The Hama Rikyū Garden has a lot of mini-gardens inside for trees such as peonies, plum and of course, the popular cherry trees. Plot of lands are also reserved for flowers to grow untended.
Trees that have survived since the 17th or 18th century are still planted inside the garden. Would you believe that these pine trees are still alive, and are continuing to grow sideways? Wood posts are placed below their branches to keep the trees from falling and being uprooted.
This pine tree is already 300 years old, probably as old as the garden itself.
A twisted tree will also meet you when you cross the bridge to the teahouse.
The garden isn’t just a place for plant and tree-lovers; it’s also a scenic place for explorers. The Hama Rikyū Garden has secret houses within it, such as this small hut up the flight of stone stairs.
You can even see a duck-hunting hut that almost looks like a hobbit house from the Lord of the Rings, only the door isn’t round. The grass covering the cottages makes sure the interior is kept cool under the hot sun.
This flight of stairs will lead explorers to an unobstructed view of the beautiful Mount Fuji.
If you think you’re born with sea legs, you can also take a boat ride going to and from the garden. These boats will give you a 35-minute ride which will take you to Asakusa.
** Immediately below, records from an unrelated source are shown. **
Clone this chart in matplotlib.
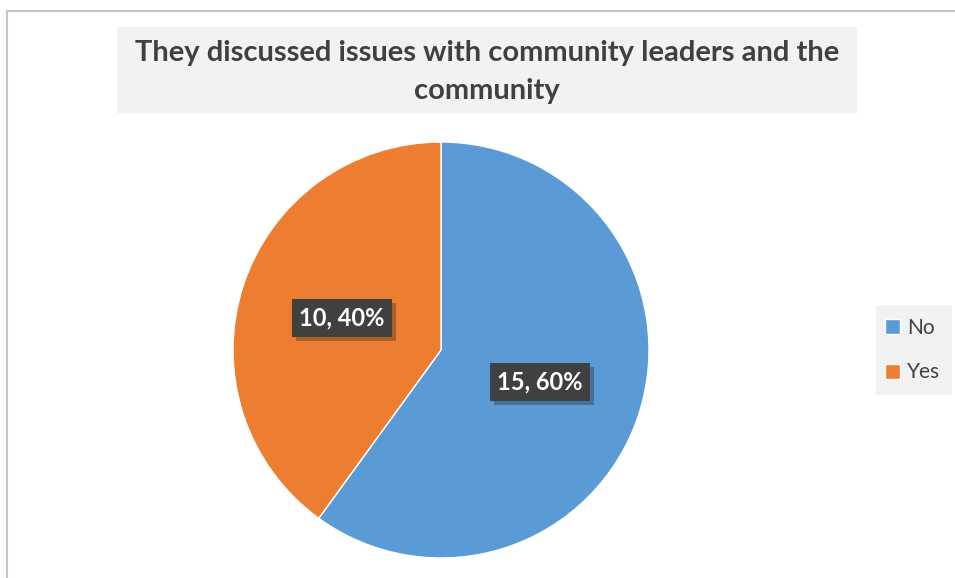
import matplotlib.pyplot as plt
from matplotlib.patches import Rectangle
import matplotlib.patheffects as pe

labels = ["No", "Yes"]
counts = [15, 10]
colors = ["#5b9bd5", "#ed7d31"]
title = "They discussed issues with community leaders and the\ncommunity"

plt.rcParams['font.family'] = ['Lato', 'DejaVu Sans']

W, H = 955, 578
fig = plt.figure(figsize=(W / 100, H / 100), dpi=100)

# outer chart border (left and top visible)
fig.patches.append(Rectangle((7 / W, -0.05), 1.1, (H - 11) / H + 0.05,
                             transform=fig.transFigure, fill=False,
                             edgecolor="#c6c6c6", linewidth=1.5))

# title with grey background
fig.patches.append(Rectangle((117 / W, 1 - 113 / H), 740 / W, 86 / H,
                             transform=fig.transFigure, facecolor="#f2f2f2",
                             edgecolor="none"))
fig.text(487 / W, 1 - 72 / H, title, ha="center", va="center",
         fontsize=21, fontweight="bold", color="#404040", linespacing=1.55)

# pie centred at (441, 350) px, radius 208 px
r = 208
ax = fig.add_axes([(441 - r) / W, (H - 350 - r) / H, 2 * r / W, 2 * r / H])
total = sum(counts)


def fmt(p):
    return "{:d}, {:.0f}%".format(int(round(p * total / 100)), p)


wedges, texts = ax.pie(counts, colors=colors, startangle=90, counterclock=False,
                       radius=1, wedgeprops=dict(edgecolor="white", linewidth=1),
                       labels=[fmt(100 * c / total) for c in counts],
                       labeldistance=0.5)
for t in texts:
    t.set_ha("center")
    t.set_va("center")
    t.set_color("white")
    t.set_fontsize(17)
    t.set_fontweight("bold")
    t.set_bbox(dict(boxstyle="square,pad=0.32", facecolor="#404040",
                    edgecolor="none"))
    t.get_bbox_patch().set_path_effects(
        [pe.SimplePatchShadow(offset=(3, -3), alpha=0.3), pe.Normal()])
ax.set_xlim(-1, 1)
ax.set_ylim(-1, 1)
ax.set_aspect("auto")
ax.axis("off")

# legend on the right
fig.patches.append(Rectangle((876 / W, 1 - 395 / H), 76 / W, 90 / H,
                             transform=fig.transFigure, facecolor="#f2f2f2",
                             edgecolor="none"))
leg = fig.legend(wedges, labels, loc="center left",
                 bbox_to_anchor=(877 / W, 1 - 350 / H), frameon=False,
                 fontsize=15, handlelength=0.7, handleheight=0.7,
                 handletextpad=0.35, labelspacing=1.2, borderaxespad=0)
for t in leg.get_texts():
    t.set_color("#404040")

fig.savefig("out.png", dpi=100)
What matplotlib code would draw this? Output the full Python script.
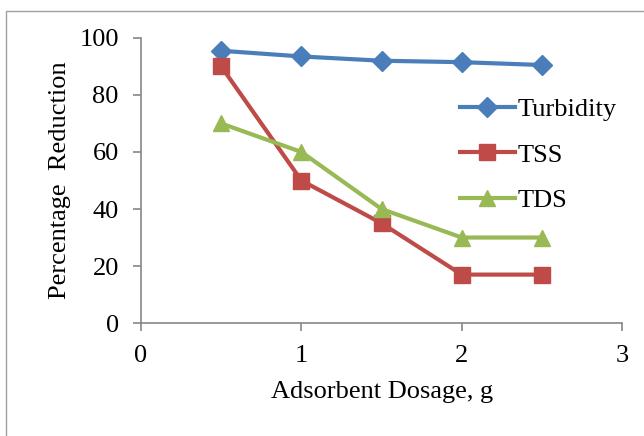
import matplotlib.pyplot as plt
from matplotlib.patches import Rectangle

# Data
dosage = [0.5, 1.0, 1.5, 2.0, 2.5]
turbidity = [95.5, 93.5, 92.0, 91.5, 90.5]
tss = [90, 50, 35, 17, 17]
tds = [70, 60, 40, 30, 30]

plt.rcParams['font.family'] = ['Liberation Serif', 'DejaVu Serif']

fig = plt.figure(figsize=(6.44, 4.36), dpi=100)
ax = fig.add_axes([0.219, 0.259, 0.747, 0.654])

# outer chart frame
fig.patches.append(Rectangle((6 / 644, -0.1), 2, 1.1 - 11 / 436,
                             transform=fig.transFigure, fill=False,
                             edgecolor='#a0a0a0', linewidth=1.0))

ax.plot(dosage, turbidity, color='#4A7EBB', lw=3, marker='D', ms=10,
        label='Turbidity')
ax.plot(dosage, tss, color='#BE4B48', lw=3, marker='s', ms=11,
        label='TSS')
ax.plot(dosage, tds, color='#98B954', lw=3, marker='^', ms=12,
        label='TDS')

ax.set_xlim(0, 3)
ax.set_ylim(0, 100)
ax.set_xticks([0, 1, 2, 3])
ax.set_yticks([0, 20, 40, 60, 80, 100])

for s in ['top', 'right']:
    ax.spines[s].set_visible(False)
for s in ['left', 'bottom']:
    ax.spines[s].set_color('#868686')
    ax.spines[s].set_linewidth(1.2)
ax.tick_params(direction='out', length=6, width=1.2, color='#868686',
               labelsize=19, pad=10)

ax.set_xlabel('Adsorbent Dosage, g', fontsize=19, labelpad=10)
ax.set_ylabel('Percentage  Reduction', fontsize=19, labelpad=6)

ax.legend(loc='upper left', bbox_to_anchor=(0.662, 0.79), frameon=False,
          fontsize=19, handlelength=2.1, handletextpad=0.1,
          labelspacing=0.83, borderaxespad=0, borderpad=0)

plt.savefig('out.png', dpi=100)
Because of the urban surroundings, the water has unfortunately not maintained its cleanliness; you can see how murky and grayish it looks.
The Hama Rikyū Garden also has numerous ponds that are sanctuaries for herons and ducks. If you’re lucky enough to visit the garden before winter, you might see migrating birds taking a much-needed rest in the garden. Here, you can see a lake framed by kissing trees.
And if you’re tired from exploring the beautiful garden, you can take a breather in one of the several teahouses. This particular teahouse sits in the middle of a pond.
In the teahouse, you don’t just get some rest, but you also explore more of the Japanese culture. Green tea is served within a tea ceremony, where you learn how to sip the tea the Japanese way, and even turn the tea cup several times before your first sip. And to get the feel of the Japanese custom, every guest leaves their shoes outside and sits on the floor, because the Japanese are minimalists when it comes to interior decoration.
For many people who are tired of the urban lifestyle, going away for a few hours to the Hama Rikyū Garden will be a refreshing experience. The garden is frequently visited, which probably results in some littering from the visitors. Hopefully, the garden will keep its quality as a clean and natural environment for centuries to come.